On May 3, 2025, at Aviva Stadium in Dublin, Leinster — four-time European champion and the tournament favorite with a defense that had yet to concede a try in the knockout stages —stood between Phil Dowson’s men and the final.
But in a modern classic that will be etched into Saints folklore, it was Northampton that triumphed 37-34 in an epic semifinal.
A hat trick from Tommy Freeman, tries from 20-year-old prodigy Henry Pollock and James Ramm and a last-ditch defensive stand with 14 men saw them rip up the script and silence the Dublin faithful.
For Dowson, now head coach, but once a try-scorer in that fateful 2011 final, the full-circle nature of his journey with the Saints will hit its crescendo May 24.

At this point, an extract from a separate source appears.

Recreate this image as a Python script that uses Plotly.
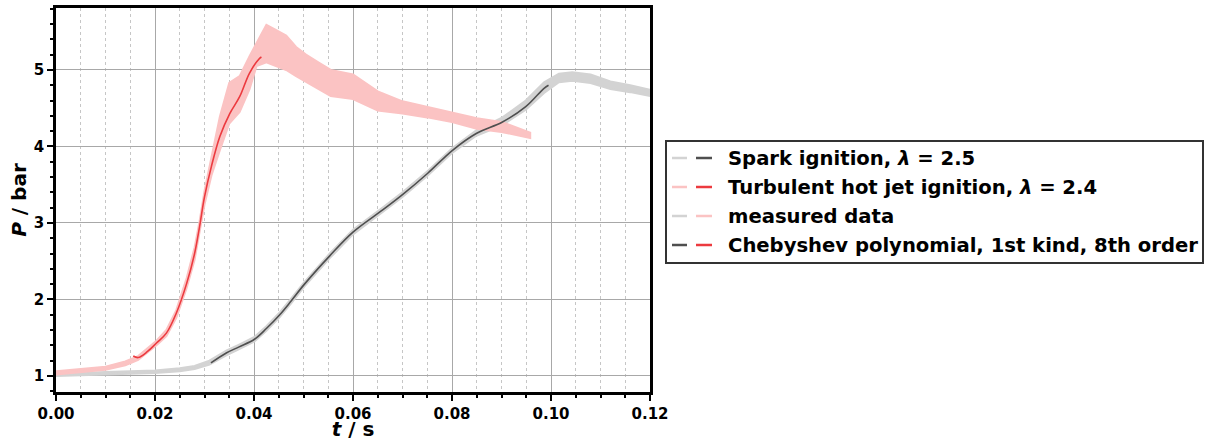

Indeed, the ghosts of 2011 loom large.
Back then, Northampton produced a breathtaking first half, powered by Dowson himself, Ben Foden and Dylan Hartley, to lead 22-6 at the break. It was to be a false dawn.
Johnny Sexton summoned a second-half masterclass, scoring 28 points — two tries, three conversions, three penalties — and orchestrated a ruthless Leinster comeback to win 33-22.
That second-half collapse haunted the club for years. No return to the final. No European silverware since their only continental crown in 2000 — a full five years before the now 20-year-old Pollock was even born.
But this generation of Saints seems cut from a different cloth.
Led by Freeman’s brilliance on the wing, the assured direction of fly-half Fin Smith and the ferocious dynamism of Pollock in the back row, Northampton is writing its own chapter. And the Saints are doing it their way — fearless, fast and thrilling to watch.
Their semifinal win wasn’t just an upset. It was a statement.
Against a Leinster side that had flattened both Glasgow and Harlequins without conceding a point, the Saints put five tries on the board. And when their backs were against the wall in the dying seconds — down a man, defending their try-line — they held.
It was exactly the kind of resistance that eluded them in 2011. That day, they faded. This time, they stood tall.